▶ _Description of the task_:
Please report every line from the material that contains the word "matplotlib".

** start Excerpted records **

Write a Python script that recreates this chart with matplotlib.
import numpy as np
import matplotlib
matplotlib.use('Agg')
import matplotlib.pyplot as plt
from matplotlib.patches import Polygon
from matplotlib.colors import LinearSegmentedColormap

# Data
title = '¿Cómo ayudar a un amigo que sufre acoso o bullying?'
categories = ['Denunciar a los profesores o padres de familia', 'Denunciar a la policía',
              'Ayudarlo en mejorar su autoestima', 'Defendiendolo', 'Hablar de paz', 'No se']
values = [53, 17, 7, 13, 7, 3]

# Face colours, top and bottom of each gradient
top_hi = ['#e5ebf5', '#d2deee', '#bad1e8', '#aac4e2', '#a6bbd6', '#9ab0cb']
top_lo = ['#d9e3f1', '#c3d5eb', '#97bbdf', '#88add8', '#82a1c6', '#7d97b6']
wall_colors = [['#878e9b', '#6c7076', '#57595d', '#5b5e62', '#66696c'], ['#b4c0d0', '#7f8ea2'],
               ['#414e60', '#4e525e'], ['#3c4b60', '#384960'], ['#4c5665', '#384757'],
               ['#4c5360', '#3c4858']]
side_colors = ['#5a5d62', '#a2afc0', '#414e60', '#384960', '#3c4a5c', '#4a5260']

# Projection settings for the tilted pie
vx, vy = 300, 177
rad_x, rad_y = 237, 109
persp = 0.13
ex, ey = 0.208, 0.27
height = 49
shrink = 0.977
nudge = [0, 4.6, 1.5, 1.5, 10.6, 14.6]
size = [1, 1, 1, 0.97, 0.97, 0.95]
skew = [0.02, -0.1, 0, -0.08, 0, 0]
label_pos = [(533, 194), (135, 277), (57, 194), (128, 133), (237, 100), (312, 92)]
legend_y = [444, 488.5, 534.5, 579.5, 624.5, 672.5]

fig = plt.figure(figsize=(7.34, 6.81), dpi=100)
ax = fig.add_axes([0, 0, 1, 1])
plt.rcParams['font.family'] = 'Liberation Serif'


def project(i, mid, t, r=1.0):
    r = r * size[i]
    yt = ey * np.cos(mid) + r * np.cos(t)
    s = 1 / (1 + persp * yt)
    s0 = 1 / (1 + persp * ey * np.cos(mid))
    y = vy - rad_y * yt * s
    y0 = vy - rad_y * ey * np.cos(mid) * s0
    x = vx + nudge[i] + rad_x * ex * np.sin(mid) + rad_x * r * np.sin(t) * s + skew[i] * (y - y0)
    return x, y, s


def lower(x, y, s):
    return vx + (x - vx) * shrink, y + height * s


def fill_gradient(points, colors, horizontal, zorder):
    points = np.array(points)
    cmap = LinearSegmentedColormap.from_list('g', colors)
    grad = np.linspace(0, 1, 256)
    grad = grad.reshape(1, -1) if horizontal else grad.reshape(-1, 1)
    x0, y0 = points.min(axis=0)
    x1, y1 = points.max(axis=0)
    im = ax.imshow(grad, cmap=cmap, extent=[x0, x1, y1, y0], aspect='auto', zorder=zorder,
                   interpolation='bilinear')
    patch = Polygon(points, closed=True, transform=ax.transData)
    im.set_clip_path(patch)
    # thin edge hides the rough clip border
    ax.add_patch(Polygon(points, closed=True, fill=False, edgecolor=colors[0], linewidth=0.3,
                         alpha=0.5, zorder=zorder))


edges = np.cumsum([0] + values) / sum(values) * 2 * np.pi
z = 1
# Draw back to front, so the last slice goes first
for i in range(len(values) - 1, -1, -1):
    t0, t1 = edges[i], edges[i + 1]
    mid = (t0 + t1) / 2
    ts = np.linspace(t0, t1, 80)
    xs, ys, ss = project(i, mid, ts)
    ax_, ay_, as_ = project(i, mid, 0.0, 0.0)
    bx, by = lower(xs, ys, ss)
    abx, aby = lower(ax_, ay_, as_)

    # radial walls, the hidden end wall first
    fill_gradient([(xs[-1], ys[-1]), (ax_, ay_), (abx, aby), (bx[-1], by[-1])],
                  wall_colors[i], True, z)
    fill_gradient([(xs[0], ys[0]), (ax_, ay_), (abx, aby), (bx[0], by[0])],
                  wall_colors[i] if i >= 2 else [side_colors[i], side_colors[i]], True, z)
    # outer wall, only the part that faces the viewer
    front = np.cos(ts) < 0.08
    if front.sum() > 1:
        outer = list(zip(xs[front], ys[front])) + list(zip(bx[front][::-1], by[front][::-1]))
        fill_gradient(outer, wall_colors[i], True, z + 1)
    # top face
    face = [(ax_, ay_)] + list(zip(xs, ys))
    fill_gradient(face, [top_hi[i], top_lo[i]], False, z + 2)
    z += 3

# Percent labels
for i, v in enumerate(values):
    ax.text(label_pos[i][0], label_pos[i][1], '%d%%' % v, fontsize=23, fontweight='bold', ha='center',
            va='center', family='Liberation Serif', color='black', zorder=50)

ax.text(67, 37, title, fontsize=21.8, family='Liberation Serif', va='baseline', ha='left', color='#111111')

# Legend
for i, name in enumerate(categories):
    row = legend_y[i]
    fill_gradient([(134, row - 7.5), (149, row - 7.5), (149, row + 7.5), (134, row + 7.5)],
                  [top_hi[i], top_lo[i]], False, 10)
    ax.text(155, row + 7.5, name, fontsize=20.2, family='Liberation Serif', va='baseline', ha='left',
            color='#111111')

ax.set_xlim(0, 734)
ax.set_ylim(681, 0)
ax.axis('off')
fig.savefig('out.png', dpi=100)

** end Excerpted records **
** start Excerpted records **

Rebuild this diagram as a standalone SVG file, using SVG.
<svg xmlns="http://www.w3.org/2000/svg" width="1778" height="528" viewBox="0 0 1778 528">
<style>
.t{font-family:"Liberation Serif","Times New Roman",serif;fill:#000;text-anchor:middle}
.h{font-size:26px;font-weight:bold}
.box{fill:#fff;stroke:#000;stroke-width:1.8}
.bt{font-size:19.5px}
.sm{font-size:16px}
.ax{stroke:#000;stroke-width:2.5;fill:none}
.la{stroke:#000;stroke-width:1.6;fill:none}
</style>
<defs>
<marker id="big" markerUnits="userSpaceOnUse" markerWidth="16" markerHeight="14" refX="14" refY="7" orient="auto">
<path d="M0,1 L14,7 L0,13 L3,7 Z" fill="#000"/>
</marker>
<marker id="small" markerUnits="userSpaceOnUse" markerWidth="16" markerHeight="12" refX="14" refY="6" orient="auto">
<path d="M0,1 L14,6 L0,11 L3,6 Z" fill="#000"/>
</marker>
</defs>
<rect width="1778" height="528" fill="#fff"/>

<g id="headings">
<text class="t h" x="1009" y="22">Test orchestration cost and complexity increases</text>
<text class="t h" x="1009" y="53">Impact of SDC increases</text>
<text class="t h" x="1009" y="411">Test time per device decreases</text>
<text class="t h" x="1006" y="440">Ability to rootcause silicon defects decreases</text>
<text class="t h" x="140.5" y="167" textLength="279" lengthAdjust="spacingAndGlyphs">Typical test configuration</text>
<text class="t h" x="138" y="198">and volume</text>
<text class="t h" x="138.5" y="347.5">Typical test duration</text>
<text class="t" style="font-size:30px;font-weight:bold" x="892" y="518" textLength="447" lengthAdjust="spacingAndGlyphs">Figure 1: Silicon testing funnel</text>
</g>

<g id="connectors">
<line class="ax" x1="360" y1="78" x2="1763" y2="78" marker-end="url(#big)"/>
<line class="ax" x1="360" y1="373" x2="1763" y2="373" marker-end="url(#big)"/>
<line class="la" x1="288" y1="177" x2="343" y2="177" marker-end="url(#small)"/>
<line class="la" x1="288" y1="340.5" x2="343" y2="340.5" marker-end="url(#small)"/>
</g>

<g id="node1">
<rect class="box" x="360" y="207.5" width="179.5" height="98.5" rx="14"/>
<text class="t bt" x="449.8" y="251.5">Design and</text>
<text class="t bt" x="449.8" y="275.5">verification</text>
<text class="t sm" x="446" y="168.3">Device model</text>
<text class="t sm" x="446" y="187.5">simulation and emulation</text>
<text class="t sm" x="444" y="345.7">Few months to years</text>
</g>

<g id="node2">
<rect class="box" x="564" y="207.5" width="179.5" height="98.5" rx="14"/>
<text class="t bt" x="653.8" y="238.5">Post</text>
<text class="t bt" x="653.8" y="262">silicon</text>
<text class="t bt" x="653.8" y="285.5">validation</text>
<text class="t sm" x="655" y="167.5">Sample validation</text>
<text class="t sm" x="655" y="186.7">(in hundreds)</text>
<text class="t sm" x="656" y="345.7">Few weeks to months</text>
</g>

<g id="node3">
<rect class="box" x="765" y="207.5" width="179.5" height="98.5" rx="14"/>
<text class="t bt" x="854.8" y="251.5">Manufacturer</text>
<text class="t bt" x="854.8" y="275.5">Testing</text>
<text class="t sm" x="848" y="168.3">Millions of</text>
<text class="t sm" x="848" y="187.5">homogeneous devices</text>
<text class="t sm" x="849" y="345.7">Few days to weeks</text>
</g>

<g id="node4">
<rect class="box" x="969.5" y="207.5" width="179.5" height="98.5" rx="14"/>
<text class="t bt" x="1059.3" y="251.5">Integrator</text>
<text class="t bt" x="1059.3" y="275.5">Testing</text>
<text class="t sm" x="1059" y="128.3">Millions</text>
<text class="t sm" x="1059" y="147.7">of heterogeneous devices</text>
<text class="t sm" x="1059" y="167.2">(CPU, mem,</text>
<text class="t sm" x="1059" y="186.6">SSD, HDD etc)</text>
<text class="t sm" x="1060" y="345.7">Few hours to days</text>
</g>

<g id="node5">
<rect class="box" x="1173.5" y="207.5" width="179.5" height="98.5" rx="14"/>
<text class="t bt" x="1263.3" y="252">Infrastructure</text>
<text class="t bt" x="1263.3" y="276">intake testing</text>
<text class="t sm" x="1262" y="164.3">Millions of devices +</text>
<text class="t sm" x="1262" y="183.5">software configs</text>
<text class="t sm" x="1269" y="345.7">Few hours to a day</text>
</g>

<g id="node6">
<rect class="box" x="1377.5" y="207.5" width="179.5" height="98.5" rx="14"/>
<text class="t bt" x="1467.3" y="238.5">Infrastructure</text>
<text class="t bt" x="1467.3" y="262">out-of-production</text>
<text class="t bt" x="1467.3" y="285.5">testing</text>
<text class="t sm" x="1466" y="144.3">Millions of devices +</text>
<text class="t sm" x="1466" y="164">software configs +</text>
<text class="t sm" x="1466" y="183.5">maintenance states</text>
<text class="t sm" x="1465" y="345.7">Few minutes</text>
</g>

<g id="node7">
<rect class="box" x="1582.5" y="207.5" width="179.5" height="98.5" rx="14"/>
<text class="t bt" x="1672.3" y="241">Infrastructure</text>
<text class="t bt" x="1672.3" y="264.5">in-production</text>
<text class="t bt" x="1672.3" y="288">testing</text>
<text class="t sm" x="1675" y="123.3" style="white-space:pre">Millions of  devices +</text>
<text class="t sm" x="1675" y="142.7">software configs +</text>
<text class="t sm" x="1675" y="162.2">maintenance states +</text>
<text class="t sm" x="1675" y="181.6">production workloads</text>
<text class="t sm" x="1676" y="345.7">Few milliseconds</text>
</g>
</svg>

** end Excerpted records **

▶ _Exercise response_:
Write a Python script that recreates this chart with matplotlib.
import matplotlib
matplotlib.use('Agg')
import matplotlib.pyplot as plt
from matplotlib.patches import Polygon
from matplotlib.colors import LinearSegmentedColormap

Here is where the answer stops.